Required task -> Find the line with "Convert this chart" and the line with "type Pt = [number, number];", then repeat both of them and every line in between exactly. Omit the pictures.

Task material ->
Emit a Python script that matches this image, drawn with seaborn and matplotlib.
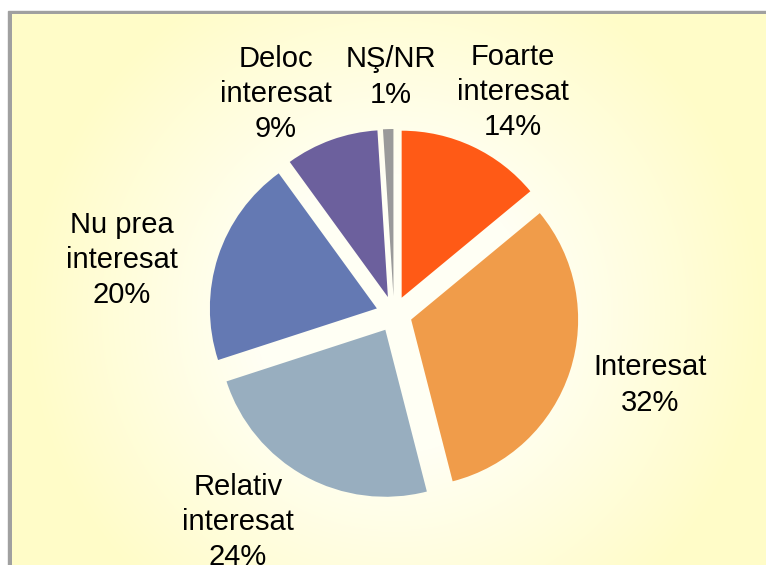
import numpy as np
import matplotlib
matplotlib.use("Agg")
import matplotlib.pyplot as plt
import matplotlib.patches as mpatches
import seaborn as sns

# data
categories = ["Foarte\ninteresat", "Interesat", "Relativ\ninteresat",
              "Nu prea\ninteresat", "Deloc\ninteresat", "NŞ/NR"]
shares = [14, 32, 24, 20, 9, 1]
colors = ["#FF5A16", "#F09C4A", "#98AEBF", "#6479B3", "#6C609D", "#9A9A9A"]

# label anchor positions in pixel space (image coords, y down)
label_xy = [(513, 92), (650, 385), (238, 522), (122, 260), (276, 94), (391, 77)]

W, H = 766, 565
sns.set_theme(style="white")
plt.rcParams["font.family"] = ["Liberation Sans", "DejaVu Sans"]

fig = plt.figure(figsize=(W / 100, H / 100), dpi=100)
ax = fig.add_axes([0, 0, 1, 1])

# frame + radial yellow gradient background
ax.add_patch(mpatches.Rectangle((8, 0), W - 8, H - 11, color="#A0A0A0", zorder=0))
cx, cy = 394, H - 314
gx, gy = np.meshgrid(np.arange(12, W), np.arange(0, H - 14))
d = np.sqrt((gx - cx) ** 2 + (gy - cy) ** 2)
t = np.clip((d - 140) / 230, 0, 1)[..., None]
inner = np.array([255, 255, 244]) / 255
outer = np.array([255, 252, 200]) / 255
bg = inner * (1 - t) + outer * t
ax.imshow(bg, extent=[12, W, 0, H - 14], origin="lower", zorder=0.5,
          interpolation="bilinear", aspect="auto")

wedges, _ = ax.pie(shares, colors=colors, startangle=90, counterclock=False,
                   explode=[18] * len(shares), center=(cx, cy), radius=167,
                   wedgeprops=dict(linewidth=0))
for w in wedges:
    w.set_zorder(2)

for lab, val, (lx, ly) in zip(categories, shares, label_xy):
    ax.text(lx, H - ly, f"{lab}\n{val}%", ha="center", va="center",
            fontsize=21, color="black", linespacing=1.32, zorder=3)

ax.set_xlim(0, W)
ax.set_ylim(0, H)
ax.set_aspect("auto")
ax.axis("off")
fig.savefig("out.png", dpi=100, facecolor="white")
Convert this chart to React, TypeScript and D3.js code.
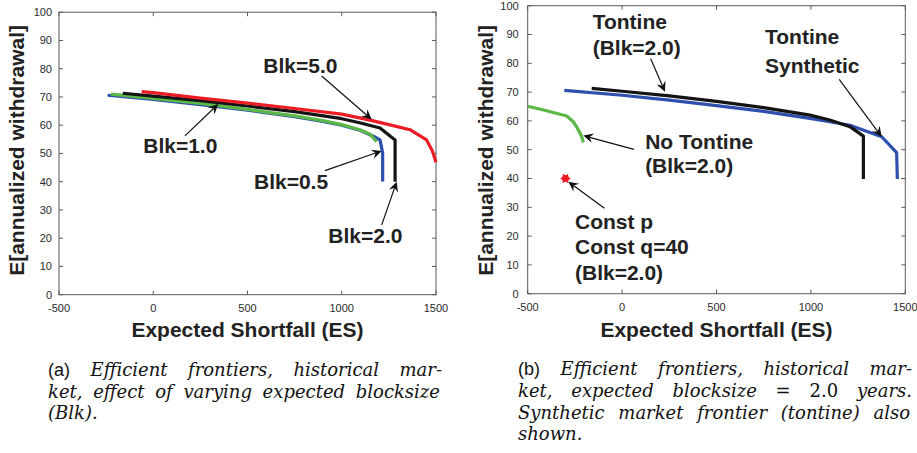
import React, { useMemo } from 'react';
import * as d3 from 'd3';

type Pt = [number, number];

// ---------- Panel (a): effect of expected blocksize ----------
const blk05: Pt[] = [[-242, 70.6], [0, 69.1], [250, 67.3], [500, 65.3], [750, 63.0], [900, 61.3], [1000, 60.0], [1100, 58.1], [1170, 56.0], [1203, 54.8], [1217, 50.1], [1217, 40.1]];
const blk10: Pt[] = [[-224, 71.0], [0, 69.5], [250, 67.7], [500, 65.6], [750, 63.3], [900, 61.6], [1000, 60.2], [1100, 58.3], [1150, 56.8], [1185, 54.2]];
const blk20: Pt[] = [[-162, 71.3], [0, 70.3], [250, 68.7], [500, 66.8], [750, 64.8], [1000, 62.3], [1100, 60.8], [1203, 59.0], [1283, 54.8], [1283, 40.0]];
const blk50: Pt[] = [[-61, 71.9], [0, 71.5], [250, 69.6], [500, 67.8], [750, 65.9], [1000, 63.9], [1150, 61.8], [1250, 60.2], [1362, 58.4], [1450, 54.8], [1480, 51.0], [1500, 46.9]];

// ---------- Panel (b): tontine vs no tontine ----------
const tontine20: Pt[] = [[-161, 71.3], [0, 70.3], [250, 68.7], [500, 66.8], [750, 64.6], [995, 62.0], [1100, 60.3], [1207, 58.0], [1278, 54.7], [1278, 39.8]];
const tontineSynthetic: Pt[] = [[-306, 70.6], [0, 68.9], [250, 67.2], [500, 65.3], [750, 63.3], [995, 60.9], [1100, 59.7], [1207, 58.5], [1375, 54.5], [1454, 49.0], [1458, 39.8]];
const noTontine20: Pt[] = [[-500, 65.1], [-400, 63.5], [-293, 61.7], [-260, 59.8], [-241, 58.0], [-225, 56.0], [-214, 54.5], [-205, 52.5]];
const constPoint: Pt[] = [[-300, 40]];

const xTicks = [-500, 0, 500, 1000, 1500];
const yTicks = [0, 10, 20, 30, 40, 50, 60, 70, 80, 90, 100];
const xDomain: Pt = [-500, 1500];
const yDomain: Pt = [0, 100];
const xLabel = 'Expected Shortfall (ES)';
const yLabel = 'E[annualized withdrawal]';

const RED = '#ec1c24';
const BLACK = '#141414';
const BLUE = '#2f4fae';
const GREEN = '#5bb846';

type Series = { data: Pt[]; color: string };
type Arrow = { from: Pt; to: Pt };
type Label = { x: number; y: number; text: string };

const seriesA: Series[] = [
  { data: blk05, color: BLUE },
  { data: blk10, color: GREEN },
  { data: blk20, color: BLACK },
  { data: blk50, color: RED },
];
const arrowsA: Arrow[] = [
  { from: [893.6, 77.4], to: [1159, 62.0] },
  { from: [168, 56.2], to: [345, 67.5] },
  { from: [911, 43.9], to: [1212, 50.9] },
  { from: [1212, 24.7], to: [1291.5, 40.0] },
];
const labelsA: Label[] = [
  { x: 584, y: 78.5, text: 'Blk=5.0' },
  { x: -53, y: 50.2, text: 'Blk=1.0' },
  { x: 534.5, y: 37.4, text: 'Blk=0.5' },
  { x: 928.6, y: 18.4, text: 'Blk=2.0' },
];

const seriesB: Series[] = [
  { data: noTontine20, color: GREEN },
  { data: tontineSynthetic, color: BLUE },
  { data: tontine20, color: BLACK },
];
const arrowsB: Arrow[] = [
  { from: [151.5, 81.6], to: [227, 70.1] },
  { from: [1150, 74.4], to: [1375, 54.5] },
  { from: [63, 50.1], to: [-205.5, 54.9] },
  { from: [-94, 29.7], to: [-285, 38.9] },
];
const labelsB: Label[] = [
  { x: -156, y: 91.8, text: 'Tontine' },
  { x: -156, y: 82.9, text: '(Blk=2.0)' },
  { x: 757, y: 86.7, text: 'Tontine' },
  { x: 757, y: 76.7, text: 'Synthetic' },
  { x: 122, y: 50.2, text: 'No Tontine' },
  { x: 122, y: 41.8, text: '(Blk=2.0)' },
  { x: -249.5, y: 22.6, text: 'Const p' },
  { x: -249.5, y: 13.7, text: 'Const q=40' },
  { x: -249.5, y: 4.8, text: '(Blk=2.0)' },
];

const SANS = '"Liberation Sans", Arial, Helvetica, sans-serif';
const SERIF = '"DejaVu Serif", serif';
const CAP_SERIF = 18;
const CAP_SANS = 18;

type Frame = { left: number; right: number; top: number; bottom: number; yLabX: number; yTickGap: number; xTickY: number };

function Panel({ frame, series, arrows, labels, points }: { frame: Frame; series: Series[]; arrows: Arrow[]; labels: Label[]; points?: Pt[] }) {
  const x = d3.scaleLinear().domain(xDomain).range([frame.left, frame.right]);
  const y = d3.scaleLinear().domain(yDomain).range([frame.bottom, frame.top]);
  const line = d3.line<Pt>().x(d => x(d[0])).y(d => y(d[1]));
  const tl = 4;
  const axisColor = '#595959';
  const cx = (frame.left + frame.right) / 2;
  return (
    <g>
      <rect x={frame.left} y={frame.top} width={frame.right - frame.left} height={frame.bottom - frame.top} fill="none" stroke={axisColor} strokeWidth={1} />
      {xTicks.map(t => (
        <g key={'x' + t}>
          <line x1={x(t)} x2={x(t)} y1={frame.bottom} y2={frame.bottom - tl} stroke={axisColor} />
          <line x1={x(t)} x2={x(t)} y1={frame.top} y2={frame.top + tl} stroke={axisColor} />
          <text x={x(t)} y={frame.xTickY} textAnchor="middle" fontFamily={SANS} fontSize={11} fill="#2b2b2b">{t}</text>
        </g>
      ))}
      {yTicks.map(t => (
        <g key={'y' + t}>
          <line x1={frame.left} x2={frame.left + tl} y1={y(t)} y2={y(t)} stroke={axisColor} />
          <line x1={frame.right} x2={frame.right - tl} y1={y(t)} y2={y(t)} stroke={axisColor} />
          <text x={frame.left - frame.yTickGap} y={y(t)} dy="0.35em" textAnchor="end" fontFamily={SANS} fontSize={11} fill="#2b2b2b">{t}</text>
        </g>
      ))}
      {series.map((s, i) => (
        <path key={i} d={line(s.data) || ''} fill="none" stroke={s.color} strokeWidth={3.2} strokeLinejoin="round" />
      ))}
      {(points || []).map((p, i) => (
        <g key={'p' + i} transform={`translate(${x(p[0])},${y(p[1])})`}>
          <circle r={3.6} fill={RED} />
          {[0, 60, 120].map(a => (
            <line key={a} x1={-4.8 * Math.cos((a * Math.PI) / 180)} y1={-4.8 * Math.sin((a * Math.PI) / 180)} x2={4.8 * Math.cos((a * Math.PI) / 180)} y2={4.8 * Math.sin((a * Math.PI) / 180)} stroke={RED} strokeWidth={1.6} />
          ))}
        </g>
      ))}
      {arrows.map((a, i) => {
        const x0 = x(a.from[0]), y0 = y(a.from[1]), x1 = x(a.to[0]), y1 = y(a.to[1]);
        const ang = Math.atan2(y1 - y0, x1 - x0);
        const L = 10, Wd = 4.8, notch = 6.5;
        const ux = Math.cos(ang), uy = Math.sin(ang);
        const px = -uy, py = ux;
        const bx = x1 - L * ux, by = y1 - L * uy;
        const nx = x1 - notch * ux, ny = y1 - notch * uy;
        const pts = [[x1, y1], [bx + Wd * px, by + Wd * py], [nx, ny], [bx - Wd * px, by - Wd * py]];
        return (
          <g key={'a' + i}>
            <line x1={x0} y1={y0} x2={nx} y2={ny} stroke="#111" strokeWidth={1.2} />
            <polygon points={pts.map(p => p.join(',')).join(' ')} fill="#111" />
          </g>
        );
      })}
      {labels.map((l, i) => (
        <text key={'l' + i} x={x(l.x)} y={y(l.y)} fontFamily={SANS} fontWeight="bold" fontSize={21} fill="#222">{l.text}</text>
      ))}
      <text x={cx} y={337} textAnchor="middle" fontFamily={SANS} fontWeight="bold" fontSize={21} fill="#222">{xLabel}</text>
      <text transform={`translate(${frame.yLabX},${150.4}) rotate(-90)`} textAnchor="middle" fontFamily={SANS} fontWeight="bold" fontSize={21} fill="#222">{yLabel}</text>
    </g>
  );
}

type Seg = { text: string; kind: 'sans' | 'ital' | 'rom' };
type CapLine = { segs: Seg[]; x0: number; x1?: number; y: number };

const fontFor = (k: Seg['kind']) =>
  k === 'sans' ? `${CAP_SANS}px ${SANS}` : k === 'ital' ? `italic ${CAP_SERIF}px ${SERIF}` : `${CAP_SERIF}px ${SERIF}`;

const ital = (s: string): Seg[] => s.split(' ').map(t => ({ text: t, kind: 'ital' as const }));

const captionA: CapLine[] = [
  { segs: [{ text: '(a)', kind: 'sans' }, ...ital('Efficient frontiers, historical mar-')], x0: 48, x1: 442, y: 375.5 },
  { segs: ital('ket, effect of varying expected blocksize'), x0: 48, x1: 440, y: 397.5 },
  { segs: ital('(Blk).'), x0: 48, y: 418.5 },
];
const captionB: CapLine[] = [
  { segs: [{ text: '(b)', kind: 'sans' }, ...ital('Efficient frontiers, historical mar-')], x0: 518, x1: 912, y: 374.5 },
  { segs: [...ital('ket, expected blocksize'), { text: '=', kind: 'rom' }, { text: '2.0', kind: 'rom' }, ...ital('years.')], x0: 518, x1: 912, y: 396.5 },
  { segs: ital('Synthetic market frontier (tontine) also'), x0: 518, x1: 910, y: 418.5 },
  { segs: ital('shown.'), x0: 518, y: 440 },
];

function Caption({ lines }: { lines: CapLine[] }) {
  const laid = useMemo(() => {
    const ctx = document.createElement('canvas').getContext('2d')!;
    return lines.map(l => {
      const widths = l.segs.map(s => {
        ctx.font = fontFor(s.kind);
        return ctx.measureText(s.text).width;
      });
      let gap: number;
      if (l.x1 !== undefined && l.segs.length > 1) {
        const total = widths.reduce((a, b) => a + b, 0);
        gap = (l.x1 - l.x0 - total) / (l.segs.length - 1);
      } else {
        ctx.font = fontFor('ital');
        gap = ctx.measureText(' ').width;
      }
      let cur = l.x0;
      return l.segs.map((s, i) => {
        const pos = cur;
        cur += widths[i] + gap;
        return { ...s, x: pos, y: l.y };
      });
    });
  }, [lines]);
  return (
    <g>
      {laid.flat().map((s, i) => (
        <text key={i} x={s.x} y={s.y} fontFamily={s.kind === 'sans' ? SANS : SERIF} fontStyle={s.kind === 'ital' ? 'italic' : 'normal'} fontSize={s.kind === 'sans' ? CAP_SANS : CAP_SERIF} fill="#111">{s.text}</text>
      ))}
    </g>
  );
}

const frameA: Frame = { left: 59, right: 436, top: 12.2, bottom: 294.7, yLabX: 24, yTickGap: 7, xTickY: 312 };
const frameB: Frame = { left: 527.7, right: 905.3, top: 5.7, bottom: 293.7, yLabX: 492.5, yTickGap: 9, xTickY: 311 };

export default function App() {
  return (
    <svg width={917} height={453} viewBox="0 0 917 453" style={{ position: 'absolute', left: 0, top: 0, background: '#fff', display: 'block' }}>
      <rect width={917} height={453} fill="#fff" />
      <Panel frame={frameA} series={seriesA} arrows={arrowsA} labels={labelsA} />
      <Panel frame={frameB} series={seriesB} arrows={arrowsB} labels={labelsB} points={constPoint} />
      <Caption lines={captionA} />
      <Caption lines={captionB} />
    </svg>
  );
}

Full output ->
Convert this chart to React, TypeScript and D3.js code.
import React, { useMemo } from 'react';
import * as d3 from 'd3';

type Pt = [number, number];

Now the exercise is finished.